>> Start Records to process

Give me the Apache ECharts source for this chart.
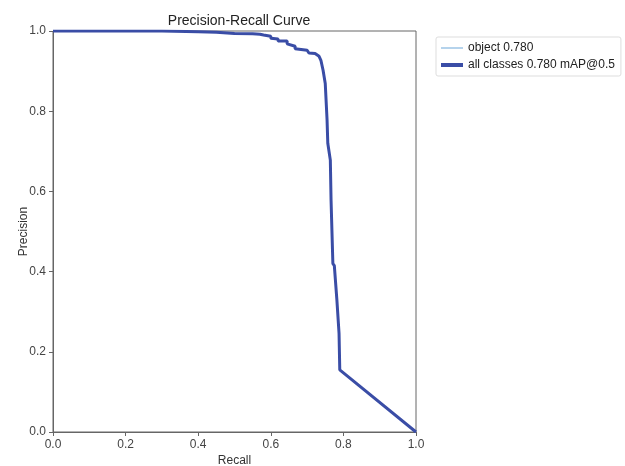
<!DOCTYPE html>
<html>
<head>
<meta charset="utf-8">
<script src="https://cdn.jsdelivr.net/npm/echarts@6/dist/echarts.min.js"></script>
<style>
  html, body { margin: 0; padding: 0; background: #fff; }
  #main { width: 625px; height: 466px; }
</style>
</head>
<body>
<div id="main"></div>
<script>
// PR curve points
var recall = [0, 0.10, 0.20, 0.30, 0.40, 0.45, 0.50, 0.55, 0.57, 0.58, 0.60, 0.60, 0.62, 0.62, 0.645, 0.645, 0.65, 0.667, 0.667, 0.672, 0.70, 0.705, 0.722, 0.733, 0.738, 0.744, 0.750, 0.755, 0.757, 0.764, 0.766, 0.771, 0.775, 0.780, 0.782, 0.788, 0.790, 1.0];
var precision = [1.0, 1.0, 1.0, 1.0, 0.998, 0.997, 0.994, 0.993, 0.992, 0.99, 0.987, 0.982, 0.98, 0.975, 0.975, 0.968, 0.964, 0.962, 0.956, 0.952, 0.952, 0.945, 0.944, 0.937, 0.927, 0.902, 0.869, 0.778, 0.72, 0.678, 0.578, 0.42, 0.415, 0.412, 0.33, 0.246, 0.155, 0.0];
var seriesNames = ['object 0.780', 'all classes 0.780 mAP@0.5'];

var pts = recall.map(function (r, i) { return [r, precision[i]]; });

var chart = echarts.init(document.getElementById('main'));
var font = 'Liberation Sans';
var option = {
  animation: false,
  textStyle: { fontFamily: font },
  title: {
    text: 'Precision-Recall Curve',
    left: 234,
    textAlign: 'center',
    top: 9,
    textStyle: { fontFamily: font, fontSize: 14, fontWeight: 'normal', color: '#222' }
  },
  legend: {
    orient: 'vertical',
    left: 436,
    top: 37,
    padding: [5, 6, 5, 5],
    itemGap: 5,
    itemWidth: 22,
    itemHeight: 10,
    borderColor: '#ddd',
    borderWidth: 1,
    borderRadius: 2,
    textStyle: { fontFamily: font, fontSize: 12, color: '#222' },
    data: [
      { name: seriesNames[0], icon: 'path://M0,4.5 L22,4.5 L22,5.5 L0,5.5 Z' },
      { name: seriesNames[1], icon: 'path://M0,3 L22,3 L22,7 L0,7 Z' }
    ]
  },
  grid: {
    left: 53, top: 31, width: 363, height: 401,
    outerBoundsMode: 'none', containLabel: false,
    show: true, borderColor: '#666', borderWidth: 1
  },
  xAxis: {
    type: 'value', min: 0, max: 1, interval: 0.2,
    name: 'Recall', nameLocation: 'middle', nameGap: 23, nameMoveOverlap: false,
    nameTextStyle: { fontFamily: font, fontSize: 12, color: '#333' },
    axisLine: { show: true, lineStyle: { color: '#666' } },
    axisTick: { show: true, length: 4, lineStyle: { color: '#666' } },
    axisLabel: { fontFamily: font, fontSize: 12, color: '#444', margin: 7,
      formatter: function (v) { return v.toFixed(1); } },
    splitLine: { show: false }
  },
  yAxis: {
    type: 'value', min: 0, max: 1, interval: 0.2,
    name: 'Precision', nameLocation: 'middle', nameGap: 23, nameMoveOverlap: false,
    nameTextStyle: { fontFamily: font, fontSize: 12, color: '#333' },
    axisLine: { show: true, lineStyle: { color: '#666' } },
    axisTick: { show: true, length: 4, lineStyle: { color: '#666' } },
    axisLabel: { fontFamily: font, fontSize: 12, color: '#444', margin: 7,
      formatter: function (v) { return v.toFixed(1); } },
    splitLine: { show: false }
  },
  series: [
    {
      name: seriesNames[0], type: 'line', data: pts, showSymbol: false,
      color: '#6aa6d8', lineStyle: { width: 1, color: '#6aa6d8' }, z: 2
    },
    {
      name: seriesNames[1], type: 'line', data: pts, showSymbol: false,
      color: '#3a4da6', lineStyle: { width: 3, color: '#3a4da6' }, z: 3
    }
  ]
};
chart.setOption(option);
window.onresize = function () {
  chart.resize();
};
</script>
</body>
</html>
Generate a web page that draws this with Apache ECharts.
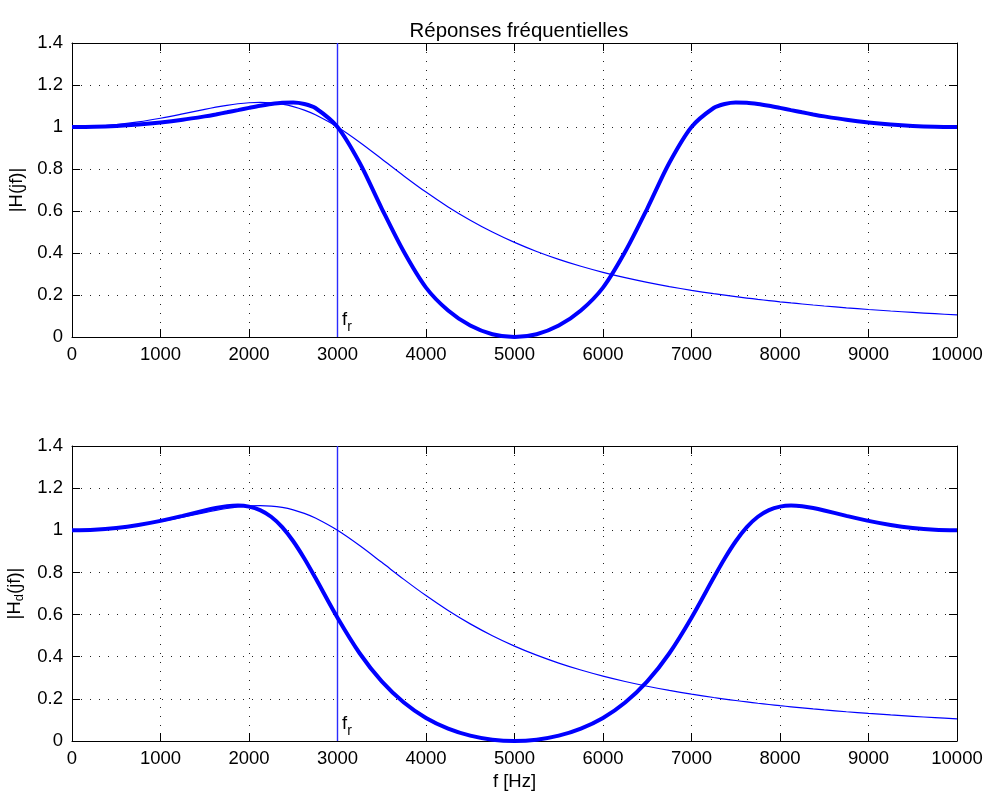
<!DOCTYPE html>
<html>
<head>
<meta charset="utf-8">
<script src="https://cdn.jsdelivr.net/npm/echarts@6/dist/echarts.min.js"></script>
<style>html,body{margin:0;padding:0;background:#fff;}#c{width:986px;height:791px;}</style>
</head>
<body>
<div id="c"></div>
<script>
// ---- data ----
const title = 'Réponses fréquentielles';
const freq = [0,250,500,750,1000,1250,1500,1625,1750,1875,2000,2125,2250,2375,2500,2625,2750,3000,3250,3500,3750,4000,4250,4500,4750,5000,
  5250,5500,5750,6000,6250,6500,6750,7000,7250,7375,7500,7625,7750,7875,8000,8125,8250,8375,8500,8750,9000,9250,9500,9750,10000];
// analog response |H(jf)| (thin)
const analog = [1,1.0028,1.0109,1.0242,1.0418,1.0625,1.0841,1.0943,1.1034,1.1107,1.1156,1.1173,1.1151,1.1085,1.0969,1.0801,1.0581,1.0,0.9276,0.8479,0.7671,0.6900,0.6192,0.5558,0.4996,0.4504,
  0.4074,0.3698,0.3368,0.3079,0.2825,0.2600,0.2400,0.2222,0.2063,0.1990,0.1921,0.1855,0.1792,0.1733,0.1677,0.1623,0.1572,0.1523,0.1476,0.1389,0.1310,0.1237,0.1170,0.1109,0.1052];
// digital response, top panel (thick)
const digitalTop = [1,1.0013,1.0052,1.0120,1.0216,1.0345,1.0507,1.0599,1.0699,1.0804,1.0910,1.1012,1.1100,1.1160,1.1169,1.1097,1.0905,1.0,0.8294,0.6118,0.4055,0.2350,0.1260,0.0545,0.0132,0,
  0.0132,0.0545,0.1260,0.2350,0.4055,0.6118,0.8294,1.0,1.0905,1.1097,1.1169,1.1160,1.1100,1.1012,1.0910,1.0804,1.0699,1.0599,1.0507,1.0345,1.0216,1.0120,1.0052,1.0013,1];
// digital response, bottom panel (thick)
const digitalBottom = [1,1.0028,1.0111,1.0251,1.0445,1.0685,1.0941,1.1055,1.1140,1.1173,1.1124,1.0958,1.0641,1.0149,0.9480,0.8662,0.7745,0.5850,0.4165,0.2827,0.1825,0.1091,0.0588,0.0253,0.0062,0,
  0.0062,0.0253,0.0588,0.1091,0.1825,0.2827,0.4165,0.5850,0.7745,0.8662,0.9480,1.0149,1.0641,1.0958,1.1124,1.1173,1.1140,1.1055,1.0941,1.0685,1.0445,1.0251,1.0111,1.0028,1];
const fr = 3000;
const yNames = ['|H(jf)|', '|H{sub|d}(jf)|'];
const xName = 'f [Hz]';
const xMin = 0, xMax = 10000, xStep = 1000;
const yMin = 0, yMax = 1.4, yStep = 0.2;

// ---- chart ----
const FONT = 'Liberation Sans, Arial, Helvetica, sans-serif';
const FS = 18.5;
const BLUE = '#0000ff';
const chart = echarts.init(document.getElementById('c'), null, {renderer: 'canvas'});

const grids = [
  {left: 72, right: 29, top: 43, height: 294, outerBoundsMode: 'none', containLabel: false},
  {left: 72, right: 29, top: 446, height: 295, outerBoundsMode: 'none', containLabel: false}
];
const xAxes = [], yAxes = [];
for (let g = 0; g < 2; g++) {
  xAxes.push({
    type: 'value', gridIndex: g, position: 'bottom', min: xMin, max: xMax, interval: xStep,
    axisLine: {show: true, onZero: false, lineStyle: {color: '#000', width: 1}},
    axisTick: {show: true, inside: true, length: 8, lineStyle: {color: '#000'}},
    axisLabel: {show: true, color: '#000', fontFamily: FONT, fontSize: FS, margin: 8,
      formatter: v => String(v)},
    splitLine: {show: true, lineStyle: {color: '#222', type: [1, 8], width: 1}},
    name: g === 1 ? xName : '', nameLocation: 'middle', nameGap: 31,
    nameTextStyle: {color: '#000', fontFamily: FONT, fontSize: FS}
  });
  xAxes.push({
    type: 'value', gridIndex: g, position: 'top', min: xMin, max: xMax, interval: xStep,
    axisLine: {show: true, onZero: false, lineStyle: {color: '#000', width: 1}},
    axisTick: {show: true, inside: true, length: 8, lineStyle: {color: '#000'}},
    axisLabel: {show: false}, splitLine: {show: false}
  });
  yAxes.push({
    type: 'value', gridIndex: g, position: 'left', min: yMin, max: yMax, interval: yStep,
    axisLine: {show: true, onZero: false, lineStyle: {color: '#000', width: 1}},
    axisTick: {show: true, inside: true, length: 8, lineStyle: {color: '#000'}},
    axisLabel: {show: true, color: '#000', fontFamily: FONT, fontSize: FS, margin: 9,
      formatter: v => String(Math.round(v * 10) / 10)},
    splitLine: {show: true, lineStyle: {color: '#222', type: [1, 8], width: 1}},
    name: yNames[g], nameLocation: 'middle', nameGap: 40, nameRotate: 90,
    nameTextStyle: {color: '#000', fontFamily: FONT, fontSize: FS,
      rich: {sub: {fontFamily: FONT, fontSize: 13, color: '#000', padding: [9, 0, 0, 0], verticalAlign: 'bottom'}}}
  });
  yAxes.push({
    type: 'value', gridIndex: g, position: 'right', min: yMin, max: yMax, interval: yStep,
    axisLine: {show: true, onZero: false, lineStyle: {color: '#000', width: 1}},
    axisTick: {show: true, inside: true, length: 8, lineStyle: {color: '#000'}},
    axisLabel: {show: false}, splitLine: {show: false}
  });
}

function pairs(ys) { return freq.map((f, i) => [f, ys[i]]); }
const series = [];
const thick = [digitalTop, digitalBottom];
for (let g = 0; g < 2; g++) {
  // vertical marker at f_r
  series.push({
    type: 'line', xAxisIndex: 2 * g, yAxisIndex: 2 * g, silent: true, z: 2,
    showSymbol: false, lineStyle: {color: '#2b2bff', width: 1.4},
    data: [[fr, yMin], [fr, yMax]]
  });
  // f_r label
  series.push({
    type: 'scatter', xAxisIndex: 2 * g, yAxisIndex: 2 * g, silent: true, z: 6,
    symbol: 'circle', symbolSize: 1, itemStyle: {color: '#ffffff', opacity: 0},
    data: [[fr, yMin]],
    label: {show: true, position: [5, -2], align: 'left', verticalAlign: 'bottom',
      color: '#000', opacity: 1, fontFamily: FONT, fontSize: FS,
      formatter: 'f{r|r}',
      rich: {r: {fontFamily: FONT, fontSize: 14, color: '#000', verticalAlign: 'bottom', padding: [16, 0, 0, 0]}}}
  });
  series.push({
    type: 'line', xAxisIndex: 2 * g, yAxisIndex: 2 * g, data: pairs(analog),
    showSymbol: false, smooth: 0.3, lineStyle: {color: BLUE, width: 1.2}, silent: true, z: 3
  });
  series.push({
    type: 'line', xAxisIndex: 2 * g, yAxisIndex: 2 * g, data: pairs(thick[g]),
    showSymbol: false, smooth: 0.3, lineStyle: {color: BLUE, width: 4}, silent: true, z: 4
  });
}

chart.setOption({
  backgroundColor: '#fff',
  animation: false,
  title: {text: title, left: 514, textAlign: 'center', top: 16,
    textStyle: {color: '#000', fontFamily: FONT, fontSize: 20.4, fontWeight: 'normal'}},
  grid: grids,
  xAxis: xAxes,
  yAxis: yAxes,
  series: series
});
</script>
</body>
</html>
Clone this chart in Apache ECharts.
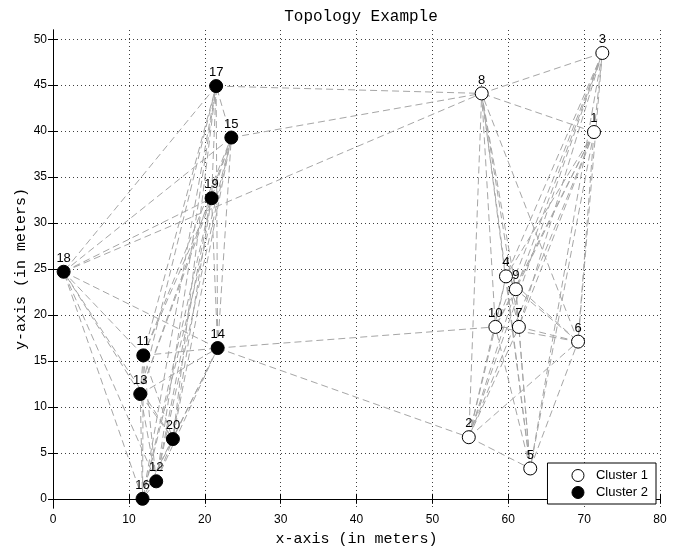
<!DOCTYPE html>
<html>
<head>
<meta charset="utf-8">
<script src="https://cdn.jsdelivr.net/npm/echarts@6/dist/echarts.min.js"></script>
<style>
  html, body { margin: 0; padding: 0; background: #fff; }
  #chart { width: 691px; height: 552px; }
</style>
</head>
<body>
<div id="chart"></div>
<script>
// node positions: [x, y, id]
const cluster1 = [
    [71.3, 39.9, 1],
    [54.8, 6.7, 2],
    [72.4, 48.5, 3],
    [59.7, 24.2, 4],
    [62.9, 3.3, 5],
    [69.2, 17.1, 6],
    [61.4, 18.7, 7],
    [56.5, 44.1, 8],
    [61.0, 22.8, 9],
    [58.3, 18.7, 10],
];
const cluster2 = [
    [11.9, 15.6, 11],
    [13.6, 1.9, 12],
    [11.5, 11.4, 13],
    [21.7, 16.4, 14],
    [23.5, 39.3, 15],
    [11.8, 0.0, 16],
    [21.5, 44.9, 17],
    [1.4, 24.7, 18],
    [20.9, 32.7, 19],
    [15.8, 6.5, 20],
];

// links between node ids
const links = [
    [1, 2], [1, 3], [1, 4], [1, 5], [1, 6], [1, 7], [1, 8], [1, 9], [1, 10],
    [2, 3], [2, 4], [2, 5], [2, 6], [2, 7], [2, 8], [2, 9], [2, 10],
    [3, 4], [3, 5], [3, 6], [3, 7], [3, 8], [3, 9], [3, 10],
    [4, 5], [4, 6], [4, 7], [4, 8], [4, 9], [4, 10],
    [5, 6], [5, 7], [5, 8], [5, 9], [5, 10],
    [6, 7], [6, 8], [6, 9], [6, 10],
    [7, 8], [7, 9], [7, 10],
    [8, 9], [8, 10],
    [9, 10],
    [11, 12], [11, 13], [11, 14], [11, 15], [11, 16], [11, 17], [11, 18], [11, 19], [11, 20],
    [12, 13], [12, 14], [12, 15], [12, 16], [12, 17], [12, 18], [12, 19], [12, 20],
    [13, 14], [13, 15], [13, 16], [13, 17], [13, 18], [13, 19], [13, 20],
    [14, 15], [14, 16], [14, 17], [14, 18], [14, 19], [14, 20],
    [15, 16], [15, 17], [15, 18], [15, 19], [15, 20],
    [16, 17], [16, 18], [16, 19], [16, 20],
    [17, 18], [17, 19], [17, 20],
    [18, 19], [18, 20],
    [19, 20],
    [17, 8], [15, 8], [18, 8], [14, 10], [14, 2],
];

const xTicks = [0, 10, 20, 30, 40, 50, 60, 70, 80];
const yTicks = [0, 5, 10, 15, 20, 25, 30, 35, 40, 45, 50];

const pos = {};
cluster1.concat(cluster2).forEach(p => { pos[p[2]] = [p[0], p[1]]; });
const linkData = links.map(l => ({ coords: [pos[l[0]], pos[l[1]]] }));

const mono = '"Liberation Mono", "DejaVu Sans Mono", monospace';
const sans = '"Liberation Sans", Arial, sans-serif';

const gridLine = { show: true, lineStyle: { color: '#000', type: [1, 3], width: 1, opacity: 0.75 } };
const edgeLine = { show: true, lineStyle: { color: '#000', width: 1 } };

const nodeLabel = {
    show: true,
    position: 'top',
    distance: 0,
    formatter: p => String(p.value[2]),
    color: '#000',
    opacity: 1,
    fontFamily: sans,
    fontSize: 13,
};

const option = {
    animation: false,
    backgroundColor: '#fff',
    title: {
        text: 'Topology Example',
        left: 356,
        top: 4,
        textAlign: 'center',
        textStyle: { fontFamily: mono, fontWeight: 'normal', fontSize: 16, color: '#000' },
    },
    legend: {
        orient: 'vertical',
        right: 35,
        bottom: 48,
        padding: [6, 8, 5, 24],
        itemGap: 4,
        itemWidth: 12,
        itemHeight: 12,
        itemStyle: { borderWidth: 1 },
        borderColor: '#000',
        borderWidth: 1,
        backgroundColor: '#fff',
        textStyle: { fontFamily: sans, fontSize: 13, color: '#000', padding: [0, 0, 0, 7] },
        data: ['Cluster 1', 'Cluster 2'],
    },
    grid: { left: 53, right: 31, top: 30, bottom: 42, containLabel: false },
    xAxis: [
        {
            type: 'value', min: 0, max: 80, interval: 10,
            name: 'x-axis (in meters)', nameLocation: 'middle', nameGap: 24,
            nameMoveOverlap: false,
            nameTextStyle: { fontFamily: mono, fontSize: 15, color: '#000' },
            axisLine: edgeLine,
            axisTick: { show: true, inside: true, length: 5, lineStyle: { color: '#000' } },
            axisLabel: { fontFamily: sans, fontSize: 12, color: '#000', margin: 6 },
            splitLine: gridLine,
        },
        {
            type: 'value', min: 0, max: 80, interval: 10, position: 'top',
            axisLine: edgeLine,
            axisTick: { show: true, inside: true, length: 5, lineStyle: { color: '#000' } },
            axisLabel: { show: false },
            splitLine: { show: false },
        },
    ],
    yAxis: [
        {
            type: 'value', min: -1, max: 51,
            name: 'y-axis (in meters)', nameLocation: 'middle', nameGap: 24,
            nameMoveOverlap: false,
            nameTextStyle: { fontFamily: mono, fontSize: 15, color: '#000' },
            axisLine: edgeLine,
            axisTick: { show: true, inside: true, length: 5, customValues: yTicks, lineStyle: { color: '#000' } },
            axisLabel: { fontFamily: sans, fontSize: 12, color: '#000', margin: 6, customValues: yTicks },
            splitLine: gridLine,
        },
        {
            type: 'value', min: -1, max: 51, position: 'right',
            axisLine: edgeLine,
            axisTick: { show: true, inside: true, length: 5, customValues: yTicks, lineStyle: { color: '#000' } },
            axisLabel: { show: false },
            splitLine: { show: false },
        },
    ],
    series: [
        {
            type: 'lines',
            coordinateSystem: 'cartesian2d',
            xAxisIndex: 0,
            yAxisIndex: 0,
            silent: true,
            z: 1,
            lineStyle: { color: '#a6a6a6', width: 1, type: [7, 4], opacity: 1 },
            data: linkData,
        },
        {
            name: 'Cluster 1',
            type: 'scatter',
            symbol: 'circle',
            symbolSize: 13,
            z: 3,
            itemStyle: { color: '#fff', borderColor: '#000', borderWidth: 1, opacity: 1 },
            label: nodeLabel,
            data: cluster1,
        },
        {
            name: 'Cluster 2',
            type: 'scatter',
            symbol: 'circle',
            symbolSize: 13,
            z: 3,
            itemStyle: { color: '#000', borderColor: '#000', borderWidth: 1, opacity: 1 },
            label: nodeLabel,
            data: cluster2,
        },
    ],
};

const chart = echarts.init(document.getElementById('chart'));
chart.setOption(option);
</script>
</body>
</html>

>> End Records to process

## Task requirements
Lines that include the word "Apache" are to be extracted from the data above.

## Complete answer
Give me the Apache ECharts source for this chart.
Generate a web page that draws this with Apache ECharts.
Clone this chart in Apache ECharts.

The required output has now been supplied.